Source excerpt:
## Start
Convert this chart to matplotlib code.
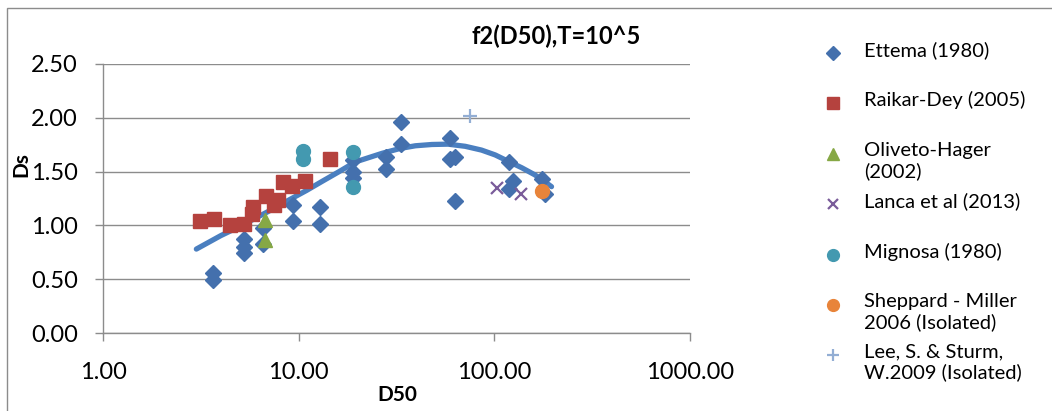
import numpy as np
import matplotlib
matplotlib.use("Agg")
import matplotlib.pyplot as plt
from matplotlib.patches import Rectangle

plt.rcParams["font.family"] = ["Lato", "DejaVu Sans"]

# ── data ────────────────────────────────────────────────────────────────────
ettema_x = [3.64, 3.64, 5.28, 5.28, 5.28, 6.6, 6.6, 9.38, 9.38, 12.86, 12.86,
            18.9, 18.9, 18.9, 27.8, 27.8, 33.5, 33.5, 59.5, 59.5, 62.6, 62.6,
            118.8, 124.0, 118.8, 176.0, 181.0]
ettema_y = [0.555, 0.49, 0.87, 0.80, 0.74, 0.98, 0.83, 1.19, 1.04, 1.17, 1.01,
            1.61, 1.50, 1.44, 1.64, 1.52, 1.96, 1.76, 1.81, 1.62, 1.64, 1.23,
            1.59, 1.415, 1.335, 1.43, 1.29]

raikar_x = [3.12, 3.69, 4.47, 5.28, 5.78, 5.82, 6.81, 7.45, 7.80, 8.34, 9.23, 10.8, 14.5]
raikar_y = [1.04, 1.06, 1.005, 1.013, 1.11, 1.17, 1.27, 1.19, 1.24, 1.40, 1.37, 1.41, 1.62]

oliveto_x = [6.75, 6.75]
oliveto_y = [1.05, 0.86]

lanca_x = [102.8, 136.7]
lanca_y = [1.35, 1.29]

mignosa_x = [10.5, 10.5, 18.9, 18.9]
mignosa_y = [1.69, 1.62, 1.68, 1.355]

sheppard_x = [176.0]
sheppard_y = [1.32]

lee_x = [75.2]
lee_y = [2.02]

# f2(D50) curve
f2_x = [3.0, 4.0, 5.0, 7.0, 9.0, 11.0, 13.2, 16.1, 19.5, 26.7, 33.0, 39.5, 48.0,
        58.0, 71.0, 86.0, 101.0, 118.0, 138.0, 161.0, 181.0, 196.0]
f2_y = [0.78, 0.905, 0.99, 1.13, 1.24, 1.326, 1.41, 1.50, 1.59, 1.67, 1.715, 1.74, 1.752,
        1.755, 1.735, 1.70, 1.655, 1.595, 1.536, 1.47, 1.406, 1.36]

x_ticks = [1, 10, 100, 1000]
y_ticks = [0.0, 0.5, 1.0, 1.5, 2.0, 2.5]

series = [
    ("Ettema (1980)", ettema_x, ettema_y, dict(marker="D", color="#4470ad", ms=8.5)),
    ("Raikar-Dey (2005)", raikar_x, raikar_y, dict(marker="s", color="#b5423e", ms=9.5)),
    ("Oliveto-Hager\n(2002)", oliveto_x, oliveto_y, dict(marker="^", color="#86a845", ms=10)),
    ("Lanca et al (2013)", lanca_x, lanca_y, dict(marker="x", color="#7a5c9a", ms=9, mew=1.6)),
    ("Mignosa (1980)", mignosa_x, mignosa_y, dict(marker="o", color="#4399b0", ms=10)),
    ("Sheppard - Miller\n2006 (Isolated)", sheppard_x, sheppard_y, dict(marker="o", color="#e8843a", ms=10)),
    ("Lee, S. & Sturm,\nW.2009 (Isolated)", lee_x, lee_y, dict(marker="+", color="#93aed4", ms=10, mew=1.6)),
]

W, H = 1052, 411
fig = plt.figure(figsize=(W / 100, H / 100), dpi=100, facecolor="white")

# outer chart frame (only left/top visible in the crop)
fig.patches.append(Rectangle((7 / W, -0.1), 1.2, (H - 8) / H + 0.1,
                             transform=fig.transFigure, fill=False,
                             edgecolor="#8c8c8c", lw=1.0))

ax = fig.add_axes([103 / W, (H - 333) / H, (690 - 103) / W, (333 - 64) / H])
ax.set_xscale("log")
ax.set_xlim(1, 1000)
ax.set_ylim(0, 2.5)

ax.plot(f2_x, f2_y, color="#4a7fc0", lw=3.8, solid_capstyle="round", zorder=2)
for label, xs, ys, kw in series:
    ax.plot(xs, ys, ls="none", zorder=3, **kw)

ax.set_xticks(x_ticks)
ax.set_xticklabels([f"{v:.2f}" for v in x_ticks])
ax.xaxis.set_minor_locator(matplotlib.ticker.NullLocator())
ax.set_yticks(y_ticks)
ax.set_yticklabels([f"{v:.2f}" for v in y_ticks])

ax.grid(axis="y", color="#8c8c8c", lw=1.0)
ax.set_axisbelow(True)
for s in ["top", "right"]:
    ax.spines[s].set_visible(False)
for s in ["left", "bottom"]:
    ax.spines[s].set_color("#8c8c8c")
    ax.spines[s].set_linewidth(1.0)
ax.tick_params(axis="both", colors="#8c8c8c", labelcolor="black",
               labelsize=17, length=6, width=1.0, direction="out")
ax.tick_params(axis="y", pad=12)
ax.tick_params(axis="x", pad=15)

ax.set_xlabel("D50", fontsize=15, fontweight="bold")
ax.set_ylabel("Ds", fontsize=15, fontweight="bold")
ax.xaxis.set_label_coords((397 - 103) / (690 - 103), -(385 - 333) / (333 - 64))
ax.yaxis.set_label_coords(-(103 - 31) / (690 - 103), (333 - 165) / (333 - 64))

fig.text(556 / W, 1 - 36 / H, "f2(D50),T=10^5", fontsize=17, fontweight="bold",
         ha="center", va="center")

# legend drawn by hand to keep the equal slot spacing
lax = fig.add_axes([0, 0, 1, 1], facecolor="none")
lax.set_xlim(0, W)
lax.set_ylim(H, 0)
lax.axis("off")
for i, (label, xs, ys, kw) in enumerate(series):
    yy = 53 + i * 50.4
    lkw = dict(kw)
    lkw["ms"] = kw["ms"] * 0.85
    lax.plot([833], [yy], ls="none", **lkw)
    lax.text(864, yy - 12, label, fontsize=14.5, va="top", ha="left",
             linespacing=1.2)

fig.savefig("out.png", dpi=100, facecolor="white")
## End
Search the lines for the string "matplotlib" and copy every line that has it.

The output:
Convert this chart to matplotlib code.
import matplotlib
matplotlib.use("Agg")
import matplotlib.pyplot as plt
from matplotlib.patches import Rectangle
ax.xaxis.set_minor_locator(matplotlib.ticker.NullLocator())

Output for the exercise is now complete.